To: Justin C who wrote (61093)11/26/2001 7:17:58 PM
From: Rambi  Read Replies (1) | Respond to of 71178
 
That is a very nice column.
I've decided that finding comfort and happiness in the tangible stuff is okay, too.
Of course it is-- and the reason is, that it has nothing at all to do with the material quality-- what she is taking comfort is not what she's valuing at all. The love her husband showed in buying her that Easy Bake Oven or that Croc's hubby showed cramming that wood in, is just as intangible as the child's laugh-- and as tangible as whatever MADE the child laugh.
I had an Easy Bake Oven though, and those little teeny cakes were better than anything I've ever eaten before or since. Probably because I I I made them, with my mother helping.

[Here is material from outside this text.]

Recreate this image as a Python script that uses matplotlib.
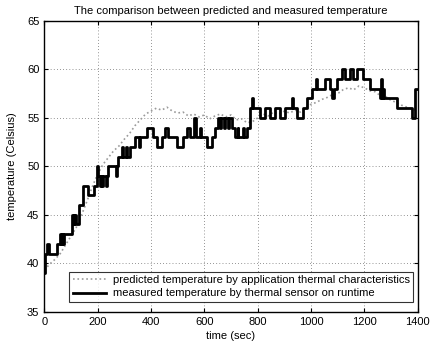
import numpy as np
import matplotlib
matplotlib.use("Agg")
import matplotlib.pyplot as plt

plt.rcParams['font.family'] = ['Liberation Sans', 'DejaVu Sans']
plt.rcParams['font.size'] = 8

# predicted temperature, sampled every 20 s
pred_t = np.arange(0, 1401, 20)
pred_v = [39.3, 39.9, 40.4, 41.0, 41.9, 42.8, 43.7, 45.0, 46.4, 47.9,
          49.2, 50.2, 50.9, 51.6, 52.1, 52.8, 53.4, 54.2, 54.8, 55.4,
          55.7, 56.0, 55.8, 56.1, 55.7, 55.5, 55.6, 55.2, 55.4, 55.1,
          55.3, 54.9, 55.2, 55.4, 55.1, 55.3, 54.8, 54.9, 54.5, 54.6,
          55.0, 55.4, 55.2, 55.6, 55.4, 55.7, 55.5, 55.8, 55.6, 56.1,
          56.4, 56.6, 56.9, 57.1, 57.4, 57.5, 57.9, 58.1, 57.9, 58.3,
          58.1, 57.8, 57.7, 57.3, 57.2, 56.8, 56.6, 56.3, 56.1, 55.9,
          55.7]

# measured temperature (sensor), step changes
meas_t = [0, 3, 12, 16, 48, 60, 63, 66, 69, 72, 104, 110, 113, 117, 130,
          145, 164, 186, 198, 202, 207, 211, 216, 220, 230, 234, 239, 270,
          274, 278, 291, 296, 305, 310, 322, 340, 355, 359, 385, 408, 423,
          441, 452, 463, 497, 520, 535, 546, 563, 567, 585, 588, 610, 629,
          640, 651, 660, 663, 675, 678, 690, 693, 704, 715, 725, 728, 745,
          748, 760, 771, 780, 784, 808, 827, 846, 865, 884, 902, 927, 931,
          947, 970, 985, 1004, 1020, 1024, 1052, 1071, 1080, 1085, 1097,
          1116, 1127, 1146, 1157, 1172, 1195, 1221, 1258, 1263, 1267, 1270,
          1274, 1322, 1378, 1390, 1400]
meas_v = [39, 41, 42, 41, 42, 43, 42, 43, 42, 43, 45, 44, 45, 44, 46,
          48, 47, 48, 50, 49, 48, 49, 48, 49, 48, 49, 50, 49,
          50, 51, 52, 51, 52, 51, 52, 53, 52, 53, 54, 53, 52,
          53, 54, 53, 52, 53, 54, 53, 55, 53, 54, 53, 52, 53,
          54, 55, 54, 55, 54, 55, 54, 55, 54, 53, 54, 53, 54,
          53, 54, 56, 57, 56, 55, 56, 55, 56, 55, 56, 57, 56,
          55, 56, 57, 58, 59, 58, 59, 58, 57, 58, 59,
          60, 59, 60, 59, 60, 59, 58, 57, 59, 57, 58,
          57, 56, 55, 58, 58]

fig = plt.figure(figsize=(4.33, 3.49), dpi=100)
ax = fig.add_axes([0.1023, 0.1069, 0.8624, 0.833])

ax.plot(pred_t, pred_v, color='#9a9a9a', linestyle=':', linewidth=1.2,
        label='predicted temperature by application thermal characteristics')
ax.plot(meas_t, meas_v, color='black', linewidth=2, drawstyle='steps-post',
        label='measured temperature by thermal sensor on runtime')

ax.set_xlim(0, 1400)
ax.set_ylim(35, 65)
ax.set_xticks(np.arange(0, 1401, 200))
ax.set_yticks(np.arange(35, 66, 5))
ax.grid(True, color='#333333', linestyle=(0, (1, 3.5)), linewidth=0.5)
ax.tick_params(direction='in', top=True, right=True, length=3, labelsize=8)
for s in ax.spines.values():
    s.set_linewidth(1)

ax.set_title('The comparison between predicted and measured temperature',
             fontsize=8, pad=5)
ax.set_xlabel('time (sec)', labelpad=3)
ax.set_ylabel('temperature (Celsius)', labelpad=7)

leg = ax.legend(loc='lower right', bbox_to_anchor=(0.987, 0.034),
                borderaxespad=0, fancybox=False, handlelength=3,
                handletextpad=0.6, borderpad=0.3, labelspacing=0.3,
                fontsize=8)
leg.get_frame().set_edgecolor('black')
leg.get_frame().set_linewidth(0.8)

fig.savefig('out.png', dpi=100)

The day before Thanksgiving I decided to make an Apple Cake for the feast. I wore an apron my mother had made me 25 years ago, and the recipe was my sister-in-law's for a cake that she sent to us every Christmas for years, and I was using my mother's cakepans, and I had gotten out the Christmas music that I always listen to every year in a certain order. I started to cry into the batter, as the continuity and the connections, the way we live on even after we are separated or die, touched me. I was so overwhelmed I rushed to the computer to send an e-mail to my brother telling him how wonderful it all was.

Neither he nor Carole has responded which makes me think maybe they just raised their eyebrows and thought-- hmm, she's drinking and cooking again.